How would you answer the question: 'What is sin?'
When a journo asks you, you need a good response. Here’s one.
While four-letter words get all the attention, Christians struggle more with some three letter words. “Sin” for example. This word trapped Tim Farron, a public Christian who led the UK Liberal Democrats during last year’s election. On the campaign trail, Farron was asked: “Is gay sex a sin?” He prevaricated, finally answering “no”, and later resigned as the party’s leader.
Farron has recently recanted to a Christian radio station, Premier, saying he should have answered “yes.”
“The thing is, you can’t argue people into a relationship with God.” – Gavin Ashenden
In the wake of the Farron turn-around, London talkback host Ian Dale asked Gavin Ashenden, missionary bishop and former chaplain to the Queen: “So, what is sin to you?”
“Sin is the distance between us and God,” responded Ashenden, who went on to provide brief and compelling answers to questions about sin.
“It is not that different from having a human lover. You want to be close and intimate. You want to do things that please him. You don’t want to do things that drive you apart and leave you lonely and broken.”
Dale responded: “I am not a religious person. I don’t feel broken or unforgiven. Or particularly sinful.” The talkback host suggested it was Ashenden’s job as a missionary to persuade him that he was sinful.
Ashenden replied: “The thing is, you can’t argue people into a relationship with God. I spent 25 years at a university. I love arguing and I am happy to do it. But I notice that [coming to God] is not something that you can just do cerebrally or rationally … Essentially there comes a moment – sometimes suffering brings it on, sometimes death does, sometimes a moment of self-realisation when we look in the mirror and think ‘actually I am not everything I thought I was.’ And at that moment, we want something more in our lives. That’s the point where one can have a conversation and say, ‘would you like to grow closer to God?’ or ‘are you finding this distance hurting you?’”

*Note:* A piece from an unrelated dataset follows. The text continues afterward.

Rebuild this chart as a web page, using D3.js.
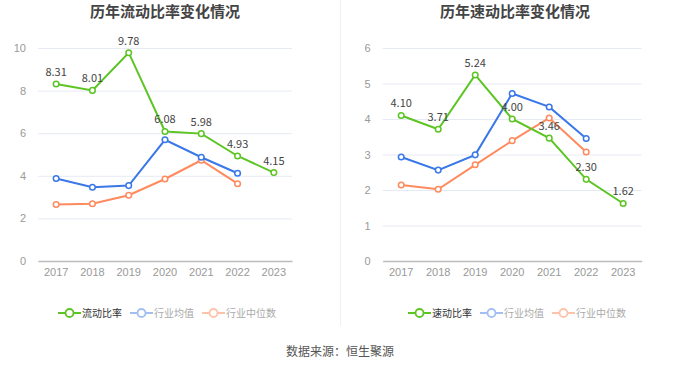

All the media #hashtag stuff is about secular sin.
Secularists believe in sin too, Ashenden said. To make this point he used the example of the #MeToo movement, of women shaming men for sexual behaviours and crimes.
Ashenden: “I think secularism is a religion as well. I don’t buy the distinction between religion and secularism. For example, look at the global wars we have had recently. [Talking about the #MeToo campaign.] All the media #hashtag stuff is about secular sin.”
“It is about branding people as wrong-doers, sinners, outcasts, untouchables. It is exactly the same. It is just setting it in a secular sexual politics process.”
Sin is not linked to religion alone, explained Ashenden. “It is a human appreciation of the problems of alienation when one group of people tell another group of people they are not acceptable. Sometimes people get sin very right and sometimes they get it very badly wrong.”
“God has given us this incredible gift of freedom. This is at the heart of the human dilemma.” – Gavin Ashenden
Dale continued to interview Ashenden about the topic of sin, putting a question to him about why sin is so obviously associated with sex, particularly in the Catholic Church.
“I don’t think it is,” said Ashenden. “I think what has happened is that our society has become so associated with sex. We are an immensely sexualised society. We use sex to sell things all the time. It sells newspapers. It is at the heart of entertainment. Our society has become besotted by sex. And the moment someone says we are not handling it very well, it is not doing our kids any good … society rounds on the critics. ‘Oh you are obsessed with sex.’ ‘No, we are not. You are.’ Our society is obsessed with sex. It is in everything.”
“So I think the boot is on the other foot.”
London talkback host Dale took texts from listeners and put them to Ashenden. One wrote, “Please Ian, can you ask your guest, ‘How can god allow child abuse? Should the church focus on sins like this.’”
Ashenden replied: “God doesn’t allow it. People allow it. God has given us this incredible gift of freedom. This is at the heart of the human dilemma. We would be robots otherwise, programmed to do things.”
“When people do bad things to people, it is people’s fault. And God then says, ‘That is not how I want you to behave, that’s sin.’
“I think the church is exactly right to say [that] where people damage each other, why not turn around and go the other way … and if you do turn around and go the other way, you find forgiveness and a new life.”